┌─ GIVEN DATA

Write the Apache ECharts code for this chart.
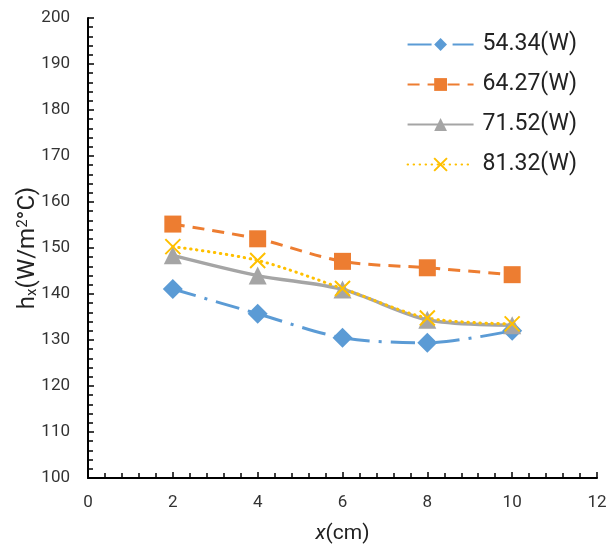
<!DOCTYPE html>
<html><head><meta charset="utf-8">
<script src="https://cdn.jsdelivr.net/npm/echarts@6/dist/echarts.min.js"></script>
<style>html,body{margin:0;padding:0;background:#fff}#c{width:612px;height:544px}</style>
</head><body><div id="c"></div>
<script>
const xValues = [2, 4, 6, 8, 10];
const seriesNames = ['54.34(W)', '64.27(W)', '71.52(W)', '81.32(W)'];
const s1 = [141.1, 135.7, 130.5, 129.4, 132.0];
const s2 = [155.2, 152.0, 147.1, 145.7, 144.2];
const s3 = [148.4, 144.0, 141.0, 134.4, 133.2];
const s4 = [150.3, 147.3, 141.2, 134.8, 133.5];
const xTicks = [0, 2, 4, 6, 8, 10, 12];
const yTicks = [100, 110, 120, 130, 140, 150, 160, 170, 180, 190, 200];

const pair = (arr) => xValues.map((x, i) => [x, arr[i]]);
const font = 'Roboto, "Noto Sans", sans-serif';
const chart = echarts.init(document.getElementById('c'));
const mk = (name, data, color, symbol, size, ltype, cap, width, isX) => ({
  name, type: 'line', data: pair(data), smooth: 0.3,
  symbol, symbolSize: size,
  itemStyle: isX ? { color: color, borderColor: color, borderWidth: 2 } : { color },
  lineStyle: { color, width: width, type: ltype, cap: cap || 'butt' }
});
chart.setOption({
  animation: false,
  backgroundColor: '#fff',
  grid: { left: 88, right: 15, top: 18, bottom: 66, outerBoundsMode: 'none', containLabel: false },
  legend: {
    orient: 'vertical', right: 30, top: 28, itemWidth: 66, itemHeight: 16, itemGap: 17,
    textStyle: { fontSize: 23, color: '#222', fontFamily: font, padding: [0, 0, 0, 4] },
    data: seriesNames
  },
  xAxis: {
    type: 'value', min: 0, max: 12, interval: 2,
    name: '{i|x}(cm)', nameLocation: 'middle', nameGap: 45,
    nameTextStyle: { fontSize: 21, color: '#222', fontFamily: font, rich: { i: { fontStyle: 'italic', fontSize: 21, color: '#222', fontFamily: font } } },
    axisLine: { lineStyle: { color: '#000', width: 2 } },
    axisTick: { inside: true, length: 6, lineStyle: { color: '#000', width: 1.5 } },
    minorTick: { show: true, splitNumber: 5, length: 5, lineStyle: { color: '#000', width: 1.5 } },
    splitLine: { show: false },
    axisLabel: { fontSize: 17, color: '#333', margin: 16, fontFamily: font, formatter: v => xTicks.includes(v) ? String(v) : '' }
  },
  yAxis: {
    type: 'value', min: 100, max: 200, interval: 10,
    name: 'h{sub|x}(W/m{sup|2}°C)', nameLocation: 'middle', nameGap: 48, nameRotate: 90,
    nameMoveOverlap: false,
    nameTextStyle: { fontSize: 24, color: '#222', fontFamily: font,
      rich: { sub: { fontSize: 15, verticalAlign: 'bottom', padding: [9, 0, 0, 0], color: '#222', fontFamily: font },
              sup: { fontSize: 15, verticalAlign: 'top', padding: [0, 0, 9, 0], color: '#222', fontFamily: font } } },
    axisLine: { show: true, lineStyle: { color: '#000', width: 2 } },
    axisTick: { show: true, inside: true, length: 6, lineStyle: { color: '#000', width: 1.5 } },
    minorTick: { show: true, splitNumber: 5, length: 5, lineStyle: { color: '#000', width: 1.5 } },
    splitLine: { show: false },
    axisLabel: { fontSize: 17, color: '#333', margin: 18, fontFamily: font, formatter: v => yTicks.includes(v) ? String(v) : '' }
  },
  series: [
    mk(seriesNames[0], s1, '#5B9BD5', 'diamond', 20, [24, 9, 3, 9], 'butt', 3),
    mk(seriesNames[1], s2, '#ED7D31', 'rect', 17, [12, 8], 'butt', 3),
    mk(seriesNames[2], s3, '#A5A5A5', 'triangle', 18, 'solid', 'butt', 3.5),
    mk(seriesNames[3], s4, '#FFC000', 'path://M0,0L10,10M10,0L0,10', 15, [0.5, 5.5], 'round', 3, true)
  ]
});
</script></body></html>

└─

WHAT TO DO. Write out each line of the listing above, exactly, from its first line to the line holding "180, 190, 200];", inclusive. Skip the pictures.

FULL RESPONSE.
Write the Apache ECharts code for this chart.
<!DOCTYPE html>
<html><head><meta charset="utf-8">
<script src="https://cdn.jsdelivr.net/npm/echarts@6/dist/echarts.min.js"></script>
<style>html,body{margin:0;padding:0;background:#fff}#c{width:612px;height:544px}</style>
</head><body><div id="c"></div>
<script>
const xValues = [2, 4, 6, 8, 10];
const seriesNames = ['54.34(W)', '64.27(W)', '71.52(W)', '81.32(W)'];
const s1 = [141.1, 135.7, 130.5, 129.4, 132.0];
const s2 = [155.2, 152.0, 147.1, 145.7, 144.2];
const s3 = [148.4, 144.0, 141.0, 134.4, 133.2];
const s4 = [150.3, 147.3, 141.2, 134.8, 133.5];
const xTicks = [0, 2, 4, 6, 8, 10, 12];
const yTicks = [100, 110, 120, 130, 140, 150, 160, 170, 180, 190, 200];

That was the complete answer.